On Wed, 14 Apr 2010 12:06:22 +0900, KAMEZAWA Hiroyuki <kamezawa.hiroyu@xxxxxxxxxxxxxx> wrote:
> At page migration, the new page is unlocked before calling end_migration().
> This is mis-understanding with page-migration code of memcg.
> And FILE_MAPPED of migrated file cache is not properly updated, now.
>
> At migrating mapped file, events happens in following sequence.
>
> 1. allocate a new page.
> 2. get memcg of an old page.
> 3. charge ageinst new page, before migration. But at this point
> no changes to page_cgroup, no commit-charge.
> 4. page migration replaces radix-tree, old-page and new-page.
> 5. page migration remaps the new page if the old page was mapped.
> 6. memcg commits the charge for newpage.
>
> Because "commit" happens after page-remap, we lose file_mapped
> accounting information at migration.
>
> For fixing all, this changes parepare/end migration.
> New migration sequence with memcg is:
>
> 1. allocate a new page.
> 2. charge against a new page onto old page's memcg. (here, the new page
> is marked as PageCgroupUsed.)
> 3. page migration replaces radix-tree, page table, etc...
> 4. At remapping, FILE_MAPPED will be properly updated. (because newpage is marked as
> USED, already)
> 5. If anonymous page is freed before remap, check it and fixup accounting.
>
>
Great!

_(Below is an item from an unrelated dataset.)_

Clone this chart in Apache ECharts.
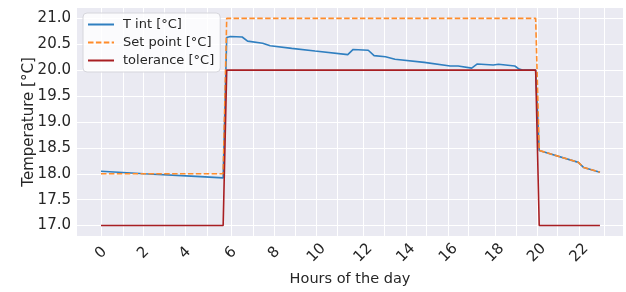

I like this change very much.

Some comments are inlined.

> Reported-by: Daisuke Nishimura <nishimura@xxxxxxxxxxxxxxxxx>
> Signed-off-by: KAMEZAWA Hiroyuki <kamezawa.hiroyu@xxxxxxxxxxxxxx>
> ---
> include/linux/memcontrol.h | 6 +-
> mm/memcontrol.c | 95 ++++++++++++++++++++++++---------------------
> mm/migrate.c | 2
> 3 files changed, 56 insertions(+), 47 deletions(-)
>
> Index: mmotm-temp/mm/memcontrol.c
> ===================================================================
> --- mmotm-temp.orig/mm/memcontrol.c
> +++ mmotm-temp/mm/memcontrol.c
> @@ -2501,10 +2501,12 @@ static inline int mem_cgroup_move_swap_a
> * Before starting migration, account PAGE_SIZE to mem_cgroup that the old
> * page belongs to.
> */
> -int mem_cgroup_prepare_migration(struct page *page, struct mem_cgroup **ptr)
> +int mem_cgroup_prepare_migration(struct page *page,
> + struct page *newpage, struct mem_cgroup **ptr)
> {
> struct page_cgroup *pc;
> struct mem_cgroup *mem = NULL;
> + enum charge_type ctype;
> int ret = 0;
>
> if (mem_cgroup_disabled())
> @@ -2517,65 +2519,70 @@ int mem_cgroup_prepare_migration(struct
> css_get(&mem->css);
> }
> unlock_page_cgroup(pc);
> -
> - if (mem) {
> - ret = __mem_cgroup_try_charge(NULL, GFP_KERNEL, &mem, false);
> - css_put(&mem->css);
> - }
> - *ptr = mem;
> + /*
> + * If the page is uncharged before migration (removed from radix-tree)
> + * we return here.
> + */
> + if (!mem)
> + return 0;
> + ret = __mem_cgroup_try_charge(NULL, GFP_KERNEL, &mem, false);
> + css_put(&mem->css); /* drop extra refcnt */
it should be:

*ptr = mem;
ret = __mem_cgroup_try_charge(NULL, GFP_KERNEL, ptr, false);
css_put(&mem->css);

as Andrea has fixed already.

> + if (ret)
> + return ret;
> + /*
> + * The old page is under lock_page().
> + * If the old_page is uncharged and freed while migration, page migration
> + * will fail and newpage will properly uncharged by end_migration.
> + * And commit_charge against newpage never fails.
> + */
> + pc = lookup_page_cgroup(newpage);
> + if (PageAnon(page))
> + ctype = MEM_CGROUP_CHARGE_TYPE_MAPPED;
> + else if (!PageSwapBacked(page))
I think using page_is_file_cache() would be better.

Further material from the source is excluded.